Meski terpisah puluhan mil dari kota Padang, suasana bumi Minangkabau masih terasa. Umumnya PNS di kabupaten ini berasal dari Padang sehingga biasanya pada akhir pekan melakukan “eksodus” ke daratan pulau Sumatera, sementara Minggu malam arahnya berbalikan. Karenanya, pada waktu-waktu tsb sangat sulit memperoleh tempat nyaman di kapal, yakni kamar atau kursi kelas eksekutif. Tidur di dek beralaskan ambal atau koran sudah menjadi hal biasa bagi para PNS yang secara rutin bolak-balik Padang-Tuapejat, demi keluarga, anak, dan suami/istri yang dengan tabah menjalani hidup di Padang demi keberlanjutan pendidikan anak-anaknya.
Seperti lazimnya kabupaten baru yang lain, Kepulauan Mentawai masih tertinggal jauh dibanding daerah lain di Sumatera Barat. Jalan raya yang membelah wilayah di Pulau Sipora, tempat kota Tuapejat berlokasi, tidak diaspal sama sekali. Beberapa potong jalan sudah dibeton, namun tidak tuntas.

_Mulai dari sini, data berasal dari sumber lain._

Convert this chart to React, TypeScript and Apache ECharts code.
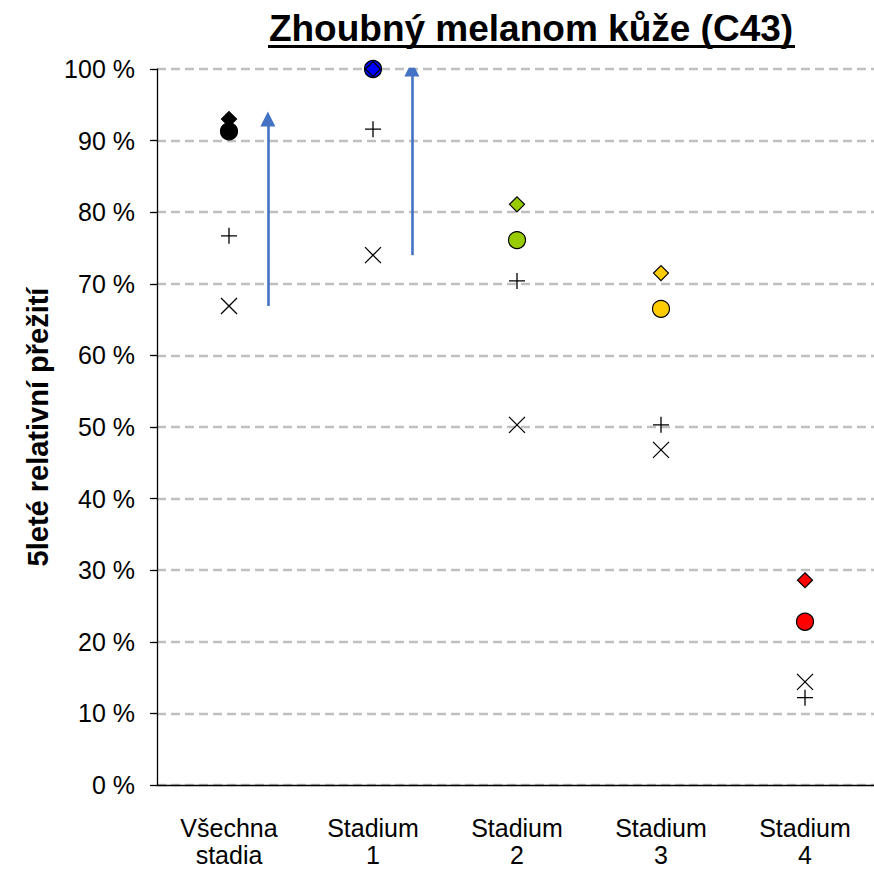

Kabarnya kontraktornya “melarikan diri”. Mahalnya harga pasir kali sebagai bahan utama pengaspalan, karena harus “diimpor” dari Padang dan dibawa ke Tuapejat dengan KMP Ambu-Ambu, menjadi kendala untuk menyediakan ruas jalan yang layak. Pemkab Kepulauan Mentawai nyaris menyerah menghadapi persoalan infrastruktur dan sarana prasarana ini. Kabarnya, jalan ini adalah jalan provinsi, sehingga anggaran pemeliharaan dan pembangunannya ada dalam APBD Provinsi Sumatera Barat. Namun, Provinsi Sumbar sepertinya tidak merasa perlu memperbaiki jalan yang membelah Pulau Sipora ini.